Cette contradiction, qui faillit alors perdre le projet, ne devait pas se prolonger. Les hasards de la politique, en soulevant quelques années plus tard la question d’Orient, permirent au gouvernement de fixer à propos l’attention publique sur les fortifications de Paris. La France, réveillée du calme dans lequel elle risquait de s’assoupir, vit tout d’un coup se dresser devant elle la menace d’une coalition européenne. Elle se sentit prête en un instant aux plus grands sacrifices. Les hommes d’état qui dirigeaient sa politique surent lui éviter les chances inconnues de la guerre ; mais la défense de Paris reparut à l’ordre du jour, non plus comme une utopie ruineuse, mais sous la forme d’un projet longuement étudié et préparé avec maturité.

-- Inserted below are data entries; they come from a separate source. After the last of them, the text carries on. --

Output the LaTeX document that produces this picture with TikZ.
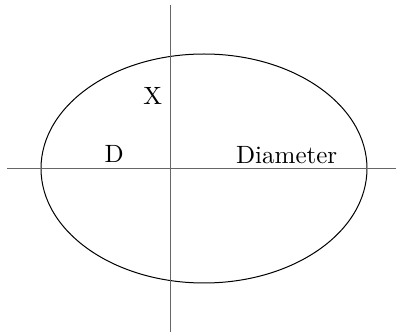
\documentclass[tikz,border=0pt]{standalone}
\usepackage{tikz}

\begin{document}
\begin{tikzpicture}[
  x=0.4pt,y=0.4pt,
  axis/.style={black!60,line width=0.4pt},
  rim/.style={black,line width=0.4pt},
  tag/.style={inner sep=0pt,font=\normalsize}
]
\useasboundingbox (0,0) rectangle (396,334);
\coordinate (c) at (204,165.5);
\draw[rim] (c) ellipse [x radius=65.2pt,y radius=45.8pt];
\coordinate (vtop) at (171,329);
\coordinate (vbot) at (171,2);
\coordinate (hleft) at (7,165.5);
\coordinate (hright) at (396,165.5);
\draw[axis] (vtop) -- (vbot);
\draw[axis] (hleft) -- (hright);
\node[tag] (x) at (152.7,238.3) {X};
\node[tag] (d) at (114.3,179.7) {D};
\node[tag] (diam) at (286.7,179) {Diameter};
\end{tikzpicture}
\end{document}
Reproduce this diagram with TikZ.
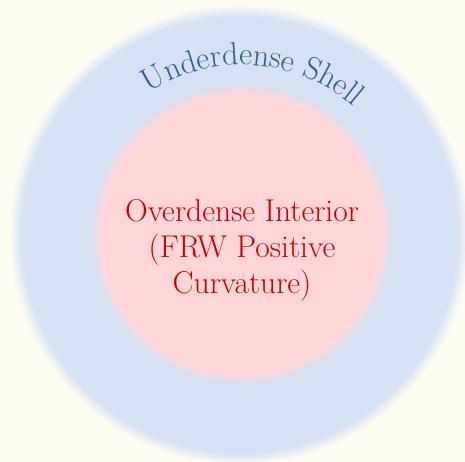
\documentclass[tikz,border=0pt]{standalone}
\usetikzlibrary{decorations.text}
\definecolor{paper}{HTML}{FEFDF2}
\definecolor{shell}{HTML}{D6E2F3}
\definecolor{core}{HTML}{FFD6D8}
\definecolor{shellink}{HTML}{2E5C9E}
\definecolor{coreink}{HTML}{CC0000}
\newcommand{\bigfont}{\fontsize{31.5}{36}\selectfont}
\newcommand{\arcfont}{\fontsize{32}{38}\selectfont}

\begin{document}
\begin{tikzpicture}[x=1pt,y=1pt,coretext/.style={font=\bigfont,text=coreink,align=center}]
 \useasboundingbox (0,0) rectangle (465,462);
 \clip (0,0) rectangle (465,462);
 \fill[paper] (0,0) rectangle (465,462);
 \coordinate (outer) at (240,227);
 \coordinate (centre) at (242,227);
 % soft edges: rings that fade into the colour outside
 \foreach \k in {0,10,...,100} \fill[shell!\k!paper] (outer) circle[radius=231-\k*0.12];
 \foreach \k in {0,10,...,100} \fill[core!\k!shell] (centre) circle[radius=152-\k*0.12];
 \path[decorate,decoration={text along path,text align=center,text={|\arcfont\color{shellink}|Underdense Shell}}]
  ([shift={(131:170)}]centre) arc[start angle=131,end angle=41,radius=170];
 \node[coretext] (interior) at (242,211.5) {Overdense Interior\\(FRW Positive\hspace*{7pt}\\Curvature)};
\end{tikzpicture}
\end{document}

Malgré l’abandon, faute d’argent, des travaux entamés en 1833, le gouvernement n’était pas demeuré inactif. Persuadé que la question renaîtrait tôt ou tard et qu’il était de l’honneur de chaque ministère d’apporter une pierre au monument de la sécurité nationale, le cabinet présidé par M. Thiers nomma le 26 avril 1836 une commission chargée de soumettre à une critique sévère les projets de

  1. 5 millions environ furent consacrés aux fortifications de Paris dans les trois premières années du gouvernement de juillet : en 1831 1,973,000 fr ; en 1832 1,787,000 fr. en 1833 373,000 francs. Les terrains achetés avaient coûté 581,000 francs.